### Instructions for the task
Wherever the word "matplotlib" appears in a line, extract that line.

### Dataset extract
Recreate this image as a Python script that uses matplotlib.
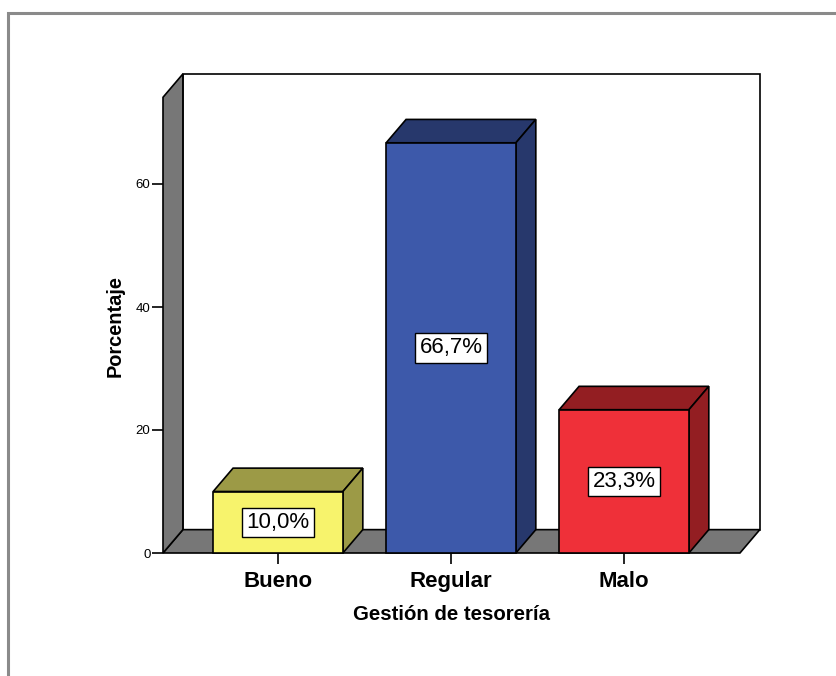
import matplotlib
matplotlib.use('Agg')
import matplotlib.pyplot as plt
from matplotlib.patches import Polygon, Rectangle

plt.rcParams['font.family'] = ['Liberation Sans', 'DejaVu Sans']

# datos del gráfico
categorias = ['Bueno', 'Regular', 'Malo']
porcentajes = [10.0, 66.7, 23.3]
etiquetas = ['10,0%', '66,7%', '23,3%']
color_frente = ['#F7F36C', '#3D59AA', '#EF3039']
color_lado = ['#9C9A46', '#27386C', '#931E22']
ticks_y = [0, 20, 40, 60]

# geometría del efecto 3D (en unidades de datos)
ancho = 0.75
dx, dy = 0.115, 3.8
x_izq, x_der = -0.665, 2.67
y_tope = 74.1
gris = '#777777'

fig = plt.figure(figsize=(8.37, 6.76), dpi=100)
# marco exterior gris
fig.patches.append(Rectangle((8 / 837, -0.1), 2, 1.1 - 13 / 676, transform=fig.transFigure,
                             fill=False, edgecolor='#8a8a8a', linewidth=2.2))

ax = fig.add_axes([163 / 837, 1 - 553 / 676, 597 / 837, 480 / 676])
ax.set_xlim(x_izq, x_izq + 597 / 173)
ax.set_ylim(0, 480 / 6.15)
for s in ax.spines.values():
    s.set_visible(False)
ax.patch.set_visible(False)

kw = dict(edgecolor='black', linewidth=1.2, clip_on=False, joinstyle='miter')

# pared del fondo, suelo y pared izquierda
ax.add_patch(Polygon([(x_izq + dx, dy), (x_der + dx, dy), (x_der + dx, y_tope + dy),
                      (x_izq + dx, y_tope + dy)], facecolor='white', **kw))
ax.add_patch(Polygon([(x_izq, 0), (x_der, 0), (x_der + dx, dy), (x_izq + dx, dy)],
                     facecolor=gris, **kw))
ax.add_patch(Polygon([(x_izq, 0), (x_izq + dx, dy), (x_izq + dx, y_tope + dy), (x_izq, y_tope)],
                     facecolor=gris, **kw))

# barras con cara frontal, superior y lateral
for i, v in enumerate(porcentajes):
    x0, x1 = i - ancho / 2, i + ancho / 2
    ax.add_patch(Polygon([(x0, v), (x1, v), (x1 + dx, v + dy), (x0 + dx, v + dy)],
                         facecolor=color_lado[i], **kw))
    ax.add_patch(Polygon([(x1, 0), (x1 + dx, dy), (x1 + dx, v + dy), (x1, v)],
                         facecolor=color_lado[i], **kw))
    ax.add_patch(Rectangle((x0, 0), ancho, v, facecolor=color_frente[i], **kw))
    ax.text(i, v / 2, etiquetas[i], ha='center', va='center', fontsize=16,
            bbox=dict(boxstyle='square,pad=0.19', facecolor='white', edgecolor='black', linewidth=1))

ax.set_xticks(range(len(categorias)))
ax.set_xticklabels(categorias, fontsize=16, fontweight='bold')
ax.set_yticks(ticks_y)
ax.set_yticklabels([str(t) for t in ticks_y], fontsize=9.5)
ax.tick_params(axis='x', length=8, width=1.2, pad=5)
ax.tick_params(axis='y', length=8, width=1.2, pad=1)
ax.set_xlabel('Gestión de tesorería', fontsize=14.7, fontweight='bold', va='center')
ax.set_ylabel('Porcentaje', fontsize=14.4, fontweight='bold', va='center')
ax.xaxis.set_label_coords((452 - 163) / 597, (553 - 615) / 480)
ax.yaxis.set_label_coords((115 - 163) / 597, (553 - 326) / 480)

fig.savefig('out.png', dpi=100)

### Final answer
Recreate this image as a Python script that uses matplotlib.
import matplotlib
matplotlib.use('Agg')
import matplotlib.pyplot as plt
from matplotlib.patches import Polygon, Rectangle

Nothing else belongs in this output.